======== Data shown
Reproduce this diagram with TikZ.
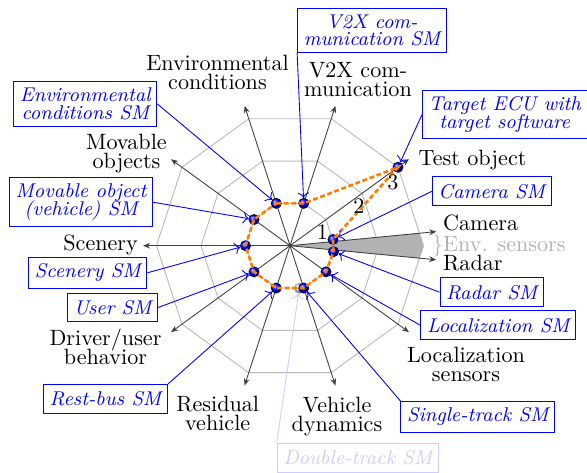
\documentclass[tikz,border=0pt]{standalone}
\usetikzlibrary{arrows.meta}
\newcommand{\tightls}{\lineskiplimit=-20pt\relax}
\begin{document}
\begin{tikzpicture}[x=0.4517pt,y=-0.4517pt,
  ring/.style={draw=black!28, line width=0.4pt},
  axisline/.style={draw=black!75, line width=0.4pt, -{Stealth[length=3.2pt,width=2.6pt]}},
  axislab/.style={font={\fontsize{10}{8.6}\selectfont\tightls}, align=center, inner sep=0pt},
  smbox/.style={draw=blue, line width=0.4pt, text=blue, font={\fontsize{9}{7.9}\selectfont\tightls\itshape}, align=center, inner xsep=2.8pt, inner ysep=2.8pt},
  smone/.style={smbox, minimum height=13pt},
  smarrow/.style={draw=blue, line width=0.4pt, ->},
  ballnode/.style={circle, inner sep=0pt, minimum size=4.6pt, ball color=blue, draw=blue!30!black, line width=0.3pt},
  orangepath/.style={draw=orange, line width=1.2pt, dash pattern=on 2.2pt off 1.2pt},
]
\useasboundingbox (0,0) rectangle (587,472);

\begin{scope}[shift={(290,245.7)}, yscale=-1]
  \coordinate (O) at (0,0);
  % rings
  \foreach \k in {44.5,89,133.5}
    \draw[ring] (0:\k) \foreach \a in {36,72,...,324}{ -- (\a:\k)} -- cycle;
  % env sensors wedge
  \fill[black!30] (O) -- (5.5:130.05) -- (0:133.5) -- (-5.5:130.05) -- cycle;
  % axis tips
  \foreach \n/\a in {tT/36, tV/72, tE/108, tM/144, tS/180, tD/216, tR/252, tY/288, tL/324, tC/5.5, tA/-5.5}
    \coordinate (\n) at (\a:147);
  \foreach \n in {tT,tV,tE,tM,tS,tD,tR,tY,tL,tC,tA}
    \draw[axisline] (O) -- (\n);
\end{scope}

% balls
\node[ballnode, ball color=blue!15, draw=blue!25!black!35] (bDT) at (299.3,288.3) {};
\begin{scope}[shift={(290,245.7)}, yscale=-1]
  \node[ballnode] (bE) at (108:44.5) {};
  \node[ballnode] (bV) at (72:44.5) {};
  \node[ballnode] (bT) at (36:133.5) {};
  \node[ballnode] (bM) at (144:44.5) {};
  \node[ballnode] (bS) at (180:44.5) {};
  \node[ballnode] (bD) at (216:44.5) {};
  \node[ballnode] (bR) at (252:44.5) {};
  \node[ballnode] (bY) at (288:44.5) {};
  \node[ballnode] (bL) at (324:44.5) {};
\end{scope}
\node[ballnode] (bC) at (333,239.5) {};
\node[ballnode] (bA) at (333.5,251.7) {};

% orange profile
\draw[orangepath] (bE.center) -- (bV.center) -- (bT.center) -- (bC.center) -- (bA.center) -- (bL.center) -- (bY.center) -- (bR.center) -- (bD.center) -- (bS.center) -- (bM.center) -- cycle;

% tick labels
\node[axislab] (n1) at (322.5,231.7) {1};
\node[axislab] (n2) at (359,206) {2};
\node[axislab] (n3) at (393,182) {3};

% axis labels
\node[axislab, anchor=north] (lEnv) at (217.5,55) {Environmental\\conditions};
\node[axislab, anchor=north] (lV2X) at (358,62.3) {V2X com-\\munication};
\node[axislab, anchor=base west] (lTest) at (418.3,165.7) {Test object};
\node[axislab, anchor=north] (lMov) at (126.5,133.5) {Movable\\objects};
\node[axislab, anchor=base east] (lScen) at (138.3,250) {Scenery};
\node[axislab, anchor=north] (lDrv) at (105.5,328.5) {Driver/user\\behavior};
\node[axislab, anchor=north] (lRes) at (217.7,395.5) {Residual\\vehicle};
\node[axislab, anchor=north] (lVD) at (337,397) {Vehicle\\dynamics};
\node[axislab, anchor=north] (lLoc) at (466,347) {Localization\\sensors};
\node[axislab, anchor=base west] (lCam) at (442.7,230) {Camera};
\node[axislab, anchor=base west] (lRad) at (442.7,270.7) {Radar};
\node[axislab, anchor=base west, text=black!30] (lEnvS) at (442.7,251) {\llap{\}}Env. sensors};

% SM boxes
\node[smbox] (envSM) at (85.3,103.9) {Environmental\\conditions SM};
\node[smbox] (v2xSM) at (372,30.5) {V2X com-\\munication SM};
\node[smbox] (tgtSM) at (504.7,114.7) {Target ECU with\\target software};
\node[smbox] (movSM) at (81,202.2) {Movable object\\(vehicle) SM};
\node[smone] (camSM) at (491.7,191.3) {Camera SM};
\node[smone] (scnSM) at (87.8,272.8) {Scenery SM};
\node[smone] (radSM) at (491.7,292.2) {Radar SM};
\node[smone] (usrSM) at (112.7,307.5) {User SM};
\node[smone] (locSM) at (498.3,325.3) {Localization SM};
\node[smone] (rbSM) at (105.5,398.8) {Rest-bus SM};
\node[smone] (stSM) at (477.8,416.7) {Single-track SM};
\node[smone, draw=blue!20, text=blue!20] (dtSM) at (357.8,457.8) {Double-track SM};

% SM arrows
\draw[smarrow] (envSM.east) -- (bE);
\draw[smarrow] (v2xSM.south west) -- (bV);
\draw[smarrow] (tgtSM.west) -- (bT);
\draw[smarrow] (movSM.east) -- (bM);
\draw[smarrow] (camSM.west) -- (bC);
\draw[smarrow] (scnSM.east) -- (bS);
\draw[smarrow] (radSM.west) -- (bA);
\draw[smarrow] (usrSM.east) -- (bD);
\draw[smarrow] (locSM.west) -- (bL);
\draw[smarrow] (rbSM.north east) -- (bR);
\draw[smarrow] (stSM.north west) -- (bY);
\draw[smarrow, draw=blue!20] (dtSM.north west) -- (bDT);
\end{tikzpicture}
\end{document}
================
▶ **To do**: Quote every line word for word and keep the images out of the copy.

▶ **Response below**:
Reproduce this diagram with TikZ.
\documentclass[tikz,border=0pt]{standalone}
\usetikzlibrary{arrows.meta}
\newcommand{\tightls}{\lineskiplimit=-20pt\relax}
\begin{document}
\begin{tikzpicture}[x=0.4517pt,y=-0.4517pt,
  ring/.style={draw=black!28, line width=0.4pt},
  axisline/.style={draw=black!75, line width=0.4pt, -{Stealth[length=3.2pt,width=2.6pt]}},
  axislab/.style={font={\fontsize{10}{8.6}\selectfont\tightls}, align=center, inner sep=0pt},
  smbox/.style={draw=blue, line width=0.4pt, text=blue, font={\fontsize{9}{7.9}\selectfont\tightls\itshape}, align=center, inner xsep=2.8pt, inner ysep=2.8pt},
  smone/.style={smbox, minimum height=13pt},
  smarrow/.style={draw=blue, line width=0.4pt, ->},
  ballnode/.style={circle, inner sep=0pt, minimum size=4.6pt, ball color=blue, draw=blue!30!black, line width=0.3pt},
  orangepath/.style={draw=orange, line width=1.2pt, dash pattern=on 2.2pt off 1.2pt},
]
\useasboundingbox (0,0) rectangle (587,472);

\begin{scope}[shift={(290,245.7)}, yscale=-1]
  \coordinate (O) at (0,0);
  % rings
  \foreach \k in {44.5,89,133.5}
    \draw[ring] (0:\k) \foreach \a in {36,72,...,324}{ -- (\a:\k)} -- cycle;
  % env sensors wedge
  \fill[black!30] (O) -- (5.5:130.05) -- (0:133.5) -- (-5.5:130.05) -- cycle;
  % axis tips
  \foreach \n/\a in {tT/36, tV/72, tE/108, tM/144, tS/180, tD/216, tR/252, tY/288, tL/324, tC/5.5, tA/-5.5}
    \coordinate (\n) at (\a:147);
  \foreach \n in {tT,tV,tE,tM,tS,tD,tR,tY,tL,tC,tA}
    \draw[axisline] (O) -- (\n);
\end{scope}

% balls
\node[ballnode, ball color=blue!15, draw=blue!25!black!35] (bDT) at (299.3,288.3) {};
\begin{scope}[shift={(290,245.7)}, yscale=-1]
  \node[ballnode] (bE) at (108:44.5) {};
  \node[ballnode] (bV) at (72:44.5) {};
  \node[ballnode] (bT) at (36:133.5) {};
  \node[ballnode] (bM) at (144:44.5) {};
  \node[ballnode] (bS) at (180:44.5) {};
  \node[ballnode] (bD) at (216:44.5) {};
  \node[ballnode] (bR) at (252:44.5) {};
  \node[ballnode] (bY) at (288:44.5) {};
  \node[ballnode] (bL) at (324:44.5) {};
\end{scope}
\node[ballnode] (bC) at (333,239.5) {};
\node[ballnode] (bA) at (333.5,251.7) {};

% orange profile
\draw[orangepath] (bE.center) -- (bV.center) -- (bT.center) -- (bC.center) -- (bA.center) -- (bL.center) -- (bY.center) -- (bR.center) -- (bD.center) -- (bS.center) -- (bM.center) -- cycle;

% tick labels
\node[axislab] (n1) at (322.5,231.7) {1};
\node[axislab] (n2) at (359,206) {2};
\node[axislab] (n3) at (393,182) {3};

% axis labels
\node[axislab, anchor=north] (lEnv) at (217.5,55) {Environmental\\conditions};
\node[axislab, anchor=north] (lV2X) at (358,62.3) {V2X com-\\munication};
\node[axislab, anchor=base west] (lTest) at (418.3,165.7) {Test object};
\node[axislab, anchor=north] (lMov) at (126.5,133.5) {Movable\\objects};
\node[axislab, anchor=base east] (lScen) at (138.3,250) {Scenery};
\node[axislab, anchor=north] (lDrv) at (105.5,328.5) {Driver/user\\behavior};
\node[axislab, anchor=north] (lRes) at (217.7,395.5) {Residual\\vehicle};
\node[axislab, anchor=north] (lVD) at (337,397) {Vehicle\\dynamics};
\node[axislab, anchor=north] (lLoc) at (466,347) {Localization\\sensors};
\node[axislab, anchor=base west] (lCam) at (442.7,230) {Camera};
\node[axislab, anchor=base west] (lRad) at (442.7,270.7) {Radar};
\node[axislab, anchor=base west, text=black!30] (lEnvS) at (442.7,251) {\llap{\}}Env. sensors};

% SM boxes
\node[smbox] (envSM) at (85.3,103.9) {Environmental\\conditions SM};
\node[smbox] (v2xSM) at (372,30.5) {V2X com-\\munication SM};
\node[smbox] (tgtSM) at (504.7,114.7) {Target ECU with\\target software};
\node[smbox] (movSM) at (81,202.2) {Movable object\\(vehicle) SM};
\node[smone] (camSM) at (491.7,191.3) {Camera SM};
\node[smone] (scnSM) at (87.8,272.8) {Scenery SM};
\node[smone] (radSM) at (491.7,292.2) {Radar SM};
\node[smone] (usrSM) at (112.7,307.5) {User SM};
\node[smone] (locSM) at (498.3,325.3) {Localization SM};
\node[smone] (rbSM) at (105.5,398.8) {Rest-bus SM};
\node[smone] (stSM) at (477.8,416.7) {Single-track SM};
\node[smone, draw=blue!20, text=blue!20] (dtSM) at (357.8,457.8) {Double-track SM};

% SM arrows
\draw[smarrow] (envSM.east) -- (bE);
\draw[smarrow] (v2xSM.south west) -- (bV);
\draw[smarrow] (tgtSM.west) -- (bT);
\draw[smarrow] (movSM.east) -- (bM);
\draw[smarrow] (camSM.west) -- (bC);
\draw[smarrow] (scnSM.east) -- (bS);
\draw[smarrow] (radSM.west) -- (bA);
\draw[smarrow] (usrSM.east) -- (bD);
\draw[smarrow] (locSM.west) -- (bL);
\draw[smarrow] (rbSM.north east) -- (bR);
\draw[smarrow] (stSM.north west) -- (bY);
\draw[smarrow, draw=blue!20] (dtSM.north west) -- (bDT);
\end{tikzpicture}
\end{document}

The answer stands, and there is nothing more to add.